# What needs to be done:
The lines from the top of the material below through the line containing "import plotly.graph_objects as go" are to be printed exactly, with pictures omitted.

# Provided data:
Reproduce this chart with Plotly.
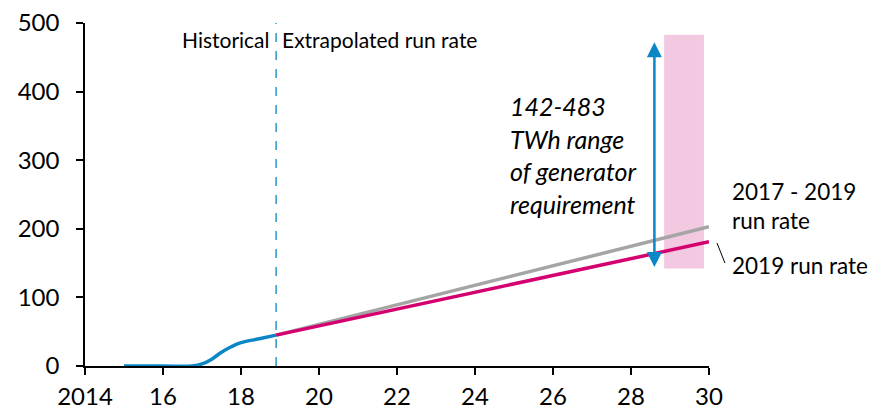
import plotly.graph_objects as go

# data
hist_years = [2015, 2016, 2016.75, 2017, 2017.25, 2017.5, 2017.75, 2018, 2018.5, 2018.9]
hist_values = [0, 0, 0, 3, 10, 20, 28, 34, 40, 45]
proj_years = [2018.9, 2030]
run_rate_17_19 = [45, 203]
run_rate_19 = [45, 181]
split_year = 2018.9
range_low, range_high = 142, 483
range_x = [2028.85, 2029.87]
arrow_x = 2028.6
arrow_top = 472
x_ticks = [2014, 2016, 2018, 2020, 2022, 2024, 2026, 2028, 2030]
x_labels = ["2014", "16", "18", "20", "22", "24", "26", "28", "30"]

BLUE = "#0A87C4"
PINK = "#D5006F"
GREY = "#A5A5A5"
FONT = "Lato"

fig = go.Figure()

fig.add_trace(go.Scatter(
    x=proj_years, y=run_rate_17_19, mode="lines",
    line=dict(color=GREY, width=3.5), showlegend=False,
))
fig.add_trace(go.Scatter(
    x=proj_years, y=run_rate_19, mode="lines",
    line=dict(color=PINK, width=3.5), showlegend=False,
))
fig.add_trace(go.Scatter(
    x=hist_years, y=hist_values, mode="lines",
    line=dict(color=BLUE, width=3.5, shape="spline", smoothing=1.0),
    showlegend=False,
))

# required generation range band
fig.add_shape(type="rect", xref="x", yref="y",
              x0=range_x[0], x1=range_x[1], y0=range_low, y1=range_high,
              fillcolor="#F3C8E1", line_width=0, layer="below")

# historical / extrapolated split
fig.add_shape(type="line", xref="x", yref="paper",
              x0=split_year, x1=split_year, y0=0, y1=1,
              line=dict(color=BLUE, width=1.3, dash="dash"))

# leader line for "2019 run rate"
fig.add_shape(type="line", xref="paper", yref="paper",
              x0=1.0128, x1=1.0256, y0=0.3586, y1=0.300,
              line=dict(color="black", width=1))

fig.add_annotation(
    x=arrow_x, y=arrow_top, ax=arrow_x, ay=range_low,
    xref="x", yref="y", axref="x", ayref="y",
    showarrow=True, arrowside="end+start", arrowhead=2,
    arrowsize=1.2, arrowwidth=2.5, arrowcolor=BLUE, text="",
)

fig.add_annotation(x=split_year, y=0.953, xref="x", yref="paper",
                   text="Historical", showarrow=False, xanchor="right",
                   yanchor="middle", xshift=-4, font=dict(size=21))
fig.add_annotation(x=split_year, y=0.953, xref="x", yref="paper",
                   text="Extrapolated run rate", showarrow=False,
                   xanchor="left", yanchor="middle", xshift=4,
                   font=dict(size=21))
fig.add_annotation(x=2024.85, y=308, xref="x", yref="y",
                   text="<i>142-483<br>TWh range<br>of generator<br>requirement</i>",
                   showarrow=False, xanchor="left", yanchor="middle",
                   align="left", font=dict(size=25))
fig.add_annotation(x=1.033, y=0.467, xref="paper", yref="paper",
                   text="2017 - 2019<br>run rate", showarrow=False,
                   xanchor="left", yanchor="middle", align="left",
                   font=dict(size=22.5))
fig.add_annotation(x=1.033, y=0.294, xref="paper", yref="paper",
                   text="2019 run rate", showarrow=False,
                   xanchor="left", yanchor="middle", align="left",
                   font=dict(size=22.5))

# page body has an 8px margin, so the figure is shrunk by that much
fig.update_layout(
    width=874, height=402,
    margin=dict(l=77, r=173, t=15, b=44),
    plot_bgcolor="white", paper_bgcolor="white",
    font=dict(family=FONT, color="black", size=24),
    showlegend=False,
)
fig.update_xaxes(
    range=[2014, 2030], tickvals=x_ticks, ticktext=x_labels,
    showline=True, linecolor="black", linewidth=1.5,
    ticks="outside", ticklen=7, tickwidth=1.5, tickcolor="black",
    showgrid=False, zeroline=False, automargin=False,
    ticklabelstandoff=1, ticklabeloverflow="allow",
)
fig.update_yaxes(
    range=[0, 500], dtick=100,
    showline=True, linecolor="black", linewidth=1.5,
    ticks="outside", ticklen=7, tickwidth=1.5, tickcolor="black",
    showgrid=False, zeroline=False, automargin=False,
    ticklabelstandoff=12, ticklabeloverflow="allow",
)

fig.write_html("out.html")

# Final result:
Reproduce this chart with Plotly.
import plotly.graph_objects as go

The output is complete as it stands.